Las aceras de los hoteles de lujo están valladas y precintadas y me traen un extraño recuerdo de fiestas patronales, casi me apetece entrar al Ritz a pedir un katxi. Unos hombres de negro me lo impiden. Todo está como algo vacío y algo disfrazado. La verdad se ha ido de vacaciones. Hay menos coches en la carretera, por lo que los autobuses parecen más que antes. Cruzo algunas de las calzadas del centro como si fuesen el sendero de tierra de un pueblo abandonado. Tengo la mañana libre y la ciudad también la tiene. El sol, no obstante, continúa con su trabajo.

Llego al Retiro, que sigue igual de lleno que antes de la OTAN: el turismo siempre encuentra algo que fotografiar; las guerras han perdido la batalla contra el turismo. Intento encontrar un hueco donde sentarme a leer, pero la gente hace más ruido que los helicópteros. Un par de señores pasean sus opiniones por mi cara: «¿Y qué quieren, que nos invadan los marroquíes? Es que hay que ser tonto: ¿no ven lo que está pasando en Ucrania? Parecen gilipollas, la hostia». La conversación me recuerda a los informativos: lo que he sacado en claro de ellos es que si tu opinión está en contra de la OTAN significa que tu opinión está estropeada. No funciona, tu opinión. Y lo que a mí me apetece es gritarle mis opiniones rotas a esos dos viejos tan bien informados, pero ya se han ido: sus coronillas brillan como dos focos de sol, a lo lejos.

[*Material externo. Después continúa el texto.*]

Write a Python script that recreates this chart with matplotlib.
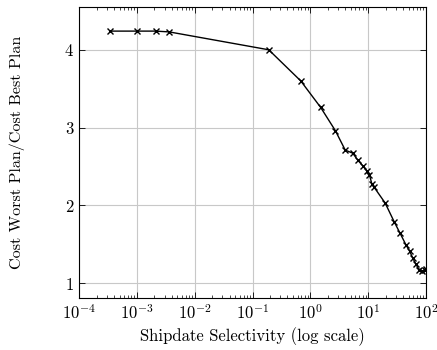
import numpy as np
import matplotlib
matplotlib.use("Agg")
import matplotlib.pyplot as plt
from matplotlib.ticker import LogLocator, NullFormatter

plt.rcParams['font.family'] = 'serif'
plt.rcParams['font.serif'] = ['cmr10']
plt.rcParams['mathtext.fontset'] = 'cm'
plt.rcParams['axes.formatter.use_mathtext'] = True

# selectivity (%) vs cost ratio
selectivity = [3.4e-4, 1.0e-3, 2.1e-3, 3.6e-3, 0.19, 0.68, 1.5, 2.7, 4.0, 5.4,
               6.6, 8.0, 9.5, 10.5, 11.5, 12.7, 19.6, 28, 35, 45, 52, 59, 67,
               76, 85, 94, 100]
cost_ratio = [4.24, 4.24, 4.24, 4.23, 4.00, 3.60, 3.26, 2.96, 2.71, 2.67,
              2.58, 2.51, 2.44, 2.39, 2.28, 2.23, 2.03, 1.79, 1.65, 1.49, 1.41,
              1.32, 1.24, 1.17, 1.15, 1.17, 1.18]

fig = plt.figure(figsize=(4.37, 3.5), dpi=100)
ax = fig.add_axes([0.181, 0.149, 0.794, 0.831])

ax.plot(selectivity, cost_ratio, color='black', lw=1.0, marker='x',
        markersize=4, markeredgewidth=1.0)

ax.set_xscale('log')
ax.set_xlim(1e-4, 1e2)
ax.set_ylim(0.81, 4.55)
ax.set_yticks([1, 2, 3, 4])
ax.xaxis.set_major_locator(LogLocator(base=10, numticks=10))
ax.xaxis.set_minor_locator(LogLocator(base=10, subs=np.arange(2, 10), numticks=20))
ax.xaxis.set_minor_formatter(NullFormatter())

ax.grid(True, which='major', color='#c8c8c8', lw=0.8)
ax.set_axisbelow(True)
ax.tick_params(which='both', direction='in', top=True, right=True, labelsize=12)
ax.tick_params(which='major', length=4, width=0.6)
ax.tick_params(which='minor', length=2.2, width=0.5)
for s in ax.spines.values():
    s.set_linewidth(0.8)

ax.set_xlabel('Shipdate Selectivity (log scale)', fontsize=12)
ax.set_ylabel('Cost Worst Plan/Cost Best Plan', fontsize=11.6, labelpad=28)

fig.savefig('out.png', dpi=100)
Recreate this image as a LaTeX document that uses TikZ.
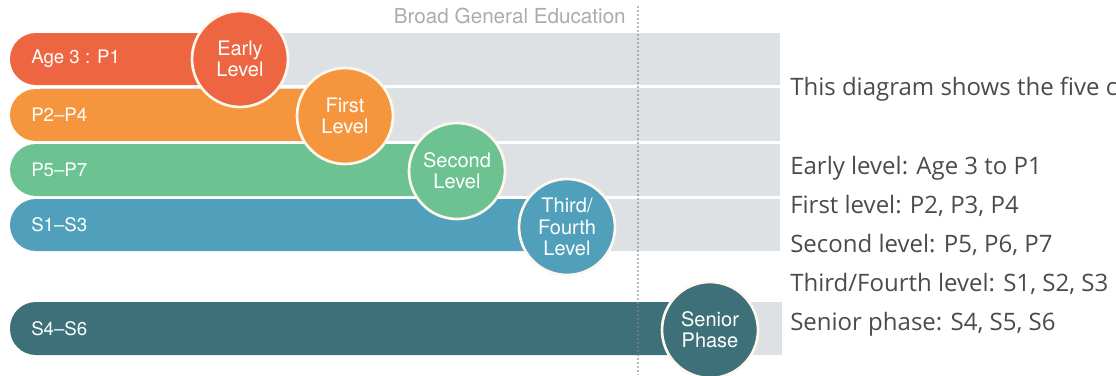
\documentclass[tikz,border=0pt]{standalone}
\usepackage{fontspec}
\setmainfont{TeX Gyre Heros}
\newfontfamily\descfont{Open Sans}
\definecolor{cEarly}{RGB}{238,101,66}
\definecolor{cFirst}{RGB}{245,150,62}
\definecolor{cSecond}{RGB}{109,194,145}
\definecolor{cThird}{RGB}{80,160,188}
\definecolor{cSenior}{RGB}{62,112,122}
\definecolor{cBand}{RGB}{222,225,228}
\definecolor{cRing}{RGB}{253,247,236}
\definecolor{cHead}{RGB}{170,172,176}
\definecolor{cDesc}{RGB}{75,75,78}
\begin{document}
\begin{tikzpicture}[x=0.75pt,y=-0.75pt,
  band/.style={fill=cBand},
  bar/.style={rounded corners=19.5pt},
  barlabel/.style={anchor=west,text=white,font=\fontsize{14}{16}\selectfont,inner sep=0pt},
  lvl/.style={circle,draw=cRing,line width=2pt,minimum size=72pt,inner sep=0pt,
    align=center,text=white,font=\fontsize{15}{16}\selectfont},
  desc/.style={anchor=base west,text=cDesc,font=\descfont\fontsize{18}{21}\selectfont,inner sep=0pt}]
\useasboundingbox (0,0) rectangle (1116,375);
% grey bands
\fill[band] (40,33) rectangle (780,85);
\fill[band] (40,88) rectangle (780,141);
\fill[band] (40,144) rectangle (780,196);
\fill[band] (40,199) rectangle (780,251);
\fill[band] (40,302) rectangle (782,355);
% bars
\fill[cEarly,bar] (10,33) rectangle (240,85);
\fill[cFirst,bar] (10,89) rectangle (345,141);
\fill[cSecond,bar] (10,144) rectangle (457,196);
\fill[cThird,bar] (10,199) rectangle (567,251);
\fill[cSenior,bar] (10,302) rectangle (710,355);
% dotted divider
\coordinate (dtop) at (638,6);
\coordinate (dbot) at (638,375);
\draw[cHead!80!black,opacity=0.6,line width=1.4pt,dash pattern=on 1.4pt off 1.6pt] (dtop) -- (dbot);
% bar labels
\node[barlabel] (l1) at (31,59) {Age 3 : P1};
\node[barlabel] (l2) at (31,115) {P2–P4};
\node[barlabel] (l3) at (31,170) {P5–P7};
\node[barlabel] (l4) at (31,225) {S1–S3};
\node[barlabel] (l5) at (31,329) {S4–S6};
% level circles
\node[lvl,fill=cEarly] (early) at (240,59) {Early\\Level};
\node[lvl,fill=cFirst] (first) at (345,116) {First\\Level};
\node[lvl,fill=cSecond] (second) at (457,171) {Second\\Level};
\node[lvl,fill=cThird] (third) at (567,227) {Third/\\Fourth\\Level};
\node[lvl,fill=cSenior] (senior) at (710,330) {Senior\\Phase};
% heading
\node[anchor=east,text=cHead,font=\fontsize{15.5}{18}\selectfont,inner sep=0pt] (bge) at (626,16) {Broad General Education};
% description
\node[desc] (d0) at (790,95) {This diagram shows the five c};
\node[desc] (d1) at (790,174) {Early level: Age 3 to P1};
\node[desc] (d2) at (790,213) {First level: P2, P3, P4};
\node[desc] (d3) at (790,252) {Second level: P5, P6, P7};
\node[desc] (d4) at (790,291) {Third/Fourth level: S1, S2, S3};
\node[desc] (d5) at (790,330) {Senior phase: S4, S5, S6};
\end{tikzpicture}
\end{document}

Ya en casa, el WhatsApp sustituye a la tele y habla de la OTAN.

Una amiga: He venido al gym y no nos dejan pasar.

Yo: Por qué??? Ha pasado algo?

Una amiga: El puto biden supongo.

Mis compañeros de piso teletrabajan o porque siempre lo hacen o por la OTAN. El ruido de los helicópteros se cuela por mi ventana y transmite la sensación de que el cielo tiene ganas de vomitar, como si estuviese manteniendo a una familia de nubes enfermas. La cumbre de la Alianza me persigue hasta mi habitación y pienso que, si la OTAN coloniza mi cuarto, lo justo sería que ahora que la Casa Blanca está tan vacía alguien la okupase. Al menos durante estos días. Total, a nadie le hace falta.